Interpreting the results of clinical trials for MDD

Clinicians aim to practice Evidence Based Medicine (EBM) by selecting treatments based on research studies testing the proposed medication for depression.¹¹⁸ However, there are many studies to choose between when gathering evidence about the anticipated effectiveness of antidepressants, and differences in expectancies between studies or treatment arms being evaluated can bias comparisons. For example, in the Treatment for Adolescents with Depression Study (TADS), adolescents with Major Depression were randomized to CBT alone, fluoxetine alone, combined CBT and fluoxetine, and pill placebo.¹¹⁹ The benefit of this design is that the study can be “internally calibrated,” meaning differences between the psychotherapy and medication conditions can be more easily interpreted when it is known whether or not the medication treatment condition was effective compared to placebo. However, the study compares blinded treatments (fluoxetine or pill placebo) to unblinded treatments (CBT and combined CBT and fluoxetine). In other words, patients in the CBT alone condition knew they were receiving psychotherapy (active treatment), while patients taking pills did not know whether they were fluoxetine (active) or placebo (inactive). Similarly, patients in the combined cell knew they were receiving two active treatments rather than one (CBT alone) or possibly none (fluoxetine and pill placebo).

Since antidepressant response and remission rates are lower when patients do not know they are receiving active treatment (i.e., placebo-controlled trials) versus when they know they are receiving medication without knowing the exact agent (i.e., comparator trials), clinical trials comparing open to blinded treatments are significantly biased against the blinded treatment (i.e., placebo-controlled medication). This illustrates the fact that every trial is designed to answer some questions but not others, since no single trial can validly answer all of the questions clinicians might have. The point made here is that non-specific treatment factors such as patient expectancy must be taken into account when evaluating research studies, just as one might check other design features, such as randomization, blinding, and the validity of statistical analyses.
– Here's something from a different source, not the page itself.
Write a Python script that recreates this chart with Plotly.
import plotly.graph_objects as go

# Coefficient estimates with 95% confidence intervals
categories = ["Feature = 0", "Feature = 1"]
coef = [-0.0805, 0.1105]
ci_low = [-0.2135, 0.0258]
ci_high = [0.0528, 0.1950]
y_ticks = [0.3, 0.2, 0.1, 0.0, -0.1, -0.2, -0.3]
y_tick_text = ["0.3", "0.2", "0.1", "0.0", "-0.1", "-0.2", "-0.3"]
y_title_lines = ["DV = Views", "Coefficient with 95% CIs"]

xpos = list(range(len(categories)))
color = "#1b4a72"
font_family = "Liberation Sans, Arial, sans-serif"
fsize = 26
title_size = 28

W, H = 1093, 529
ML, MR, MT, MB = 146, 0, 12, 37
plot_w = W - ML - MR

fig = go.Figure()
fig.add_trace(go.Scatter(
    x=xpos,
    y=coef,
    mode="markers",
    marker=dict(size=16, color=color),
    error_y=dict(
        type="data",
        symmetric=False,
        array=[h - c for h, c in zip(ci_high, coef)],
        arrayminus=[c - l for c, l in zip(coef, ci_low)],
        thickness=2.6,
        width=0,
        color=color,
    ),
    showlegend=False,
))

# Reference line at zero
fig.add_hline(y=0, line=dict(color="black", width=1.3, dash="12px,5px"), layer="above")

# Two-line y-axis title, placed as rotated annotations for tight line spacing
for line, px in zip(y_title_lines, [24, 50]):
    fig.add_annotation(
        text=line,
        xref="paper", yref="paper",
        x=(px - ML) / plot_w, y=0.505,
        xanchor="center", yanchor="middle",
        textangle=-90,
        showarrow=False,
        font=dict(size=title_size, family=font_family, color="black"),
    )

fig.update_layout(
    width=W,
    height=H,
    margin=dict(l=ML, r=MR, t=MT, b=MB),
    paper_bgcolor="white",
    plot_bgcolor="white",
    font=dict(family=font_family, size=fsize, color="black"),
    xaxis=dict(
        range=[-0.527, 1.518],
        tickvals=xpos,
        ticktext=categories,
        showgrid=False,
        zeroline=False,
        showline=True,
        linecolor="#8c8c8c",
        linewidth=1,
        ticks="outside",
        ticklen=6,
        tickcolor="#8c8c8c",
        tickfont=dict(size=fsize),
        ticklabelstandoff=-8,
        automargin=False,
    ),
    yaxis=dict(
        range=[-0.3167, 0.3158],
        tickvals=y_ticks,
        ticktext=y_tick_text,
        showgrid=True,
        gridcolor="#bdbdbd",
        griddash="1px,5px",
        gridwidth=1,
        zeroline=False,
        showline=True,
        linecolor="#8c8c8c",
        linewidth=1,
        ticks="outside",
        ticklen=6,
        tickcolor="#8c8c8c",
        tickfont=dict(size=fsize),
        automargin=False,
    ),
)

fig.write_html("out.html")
Understanding mechanisms of treatments for depression

Finally, gaining insight into the cognitive and neural mechanisms of expectancy will be helpful in determining mechanisms of psychopharmacologic and psychotherapeutic action in patients with MDD. Neuroimaging studies have begun to elucidate the brain regions contributing to general symptomatic improvement in depression and those contributing to specific treatment mechanisms.^{120,121,122,123} Goldapple et al (2004) found that depressed patients treated with cognitive behavior therapy showed some common and some different changes in brain metabolic activity compared to patients treated with paroxetine.¹²⁴ Similarly, determining the neural correlates of expectancy would provide information about the brain changes associated with successful depression improvement. It may also help distinguish placebo responders from patients who improve due to medication or psychotherapy, since current evidence suggests there are differences in brain activity between responders and nonresponders to placebo in antidepressant clinical trials.^125,126,127 Continuing neuroimaging investigation is aimed at evaluating the mechanisms of depression pathogenesis, following the success of therapeutic interventions for depression, and predicting outcome before treatment.¹²⁸ One problem with these studies is that they ascribe the brain changes observed during treatment with medications or psychotherapy to those specific treatments, but this is not the case. It is critical to differentiate the brain changes associated with treatment specific factors and those due to expectancy, which will not be possible until the neural mechanisms of expectancy are defined.